On June 10, Simon announced its intention to back out of the February deal — citing the “uniquely material and disproportionate effect” of COVID-19 on Taubman versus others in the retail real estate industry. According to Simon, Taubman was “disproportionately hurt” by the pandemic compared to competitors because of its “significant” amount of enclosed properties located in densely populated cities, focus on high-end shopping and “dependence” on domestic and international tourism.
However, Taubman claims that Simon “repeatedly failed to assert the purportedly incurable, disproportionate material adverse effect of the pandemic on Taubman.” Further, Taubman argues that both parties were “well-aware” of the risks of the coronavirus crisis when they reached a deal this February.
“[Simon] clearly understood that the coronavirus and the deteriorating retail market would severely impact the shopping mall industry when they made their strategic judgment to acquire the Taubman Parties — despite the brewing pandemic — so as to achieve a long-term business objective they had held for many years,” the complaint reads.

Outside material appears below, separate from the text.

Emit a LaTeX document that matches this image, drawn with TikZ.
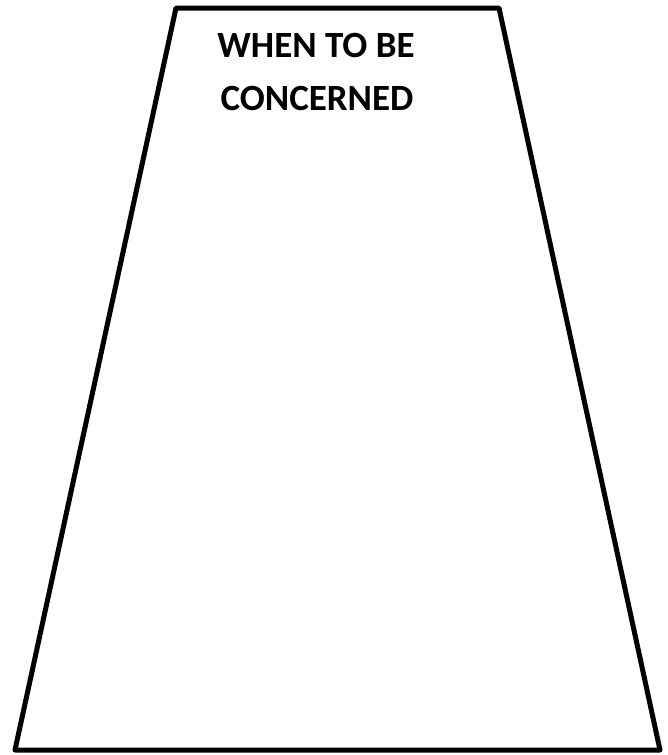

Like other mall owners, Simon has itself faced challenges because of the pandemic. In March, the company was forced to temporarily shutter all of its units in March, and a number of its retail tenants announced they would not pay rent during the closure period. To maintain liquidity through the coronavirus crisis, Simon extended its $6 billion revolving credit facility and term loan, implemented executive pay cuts and reportedly furloughed one-third of its workforce.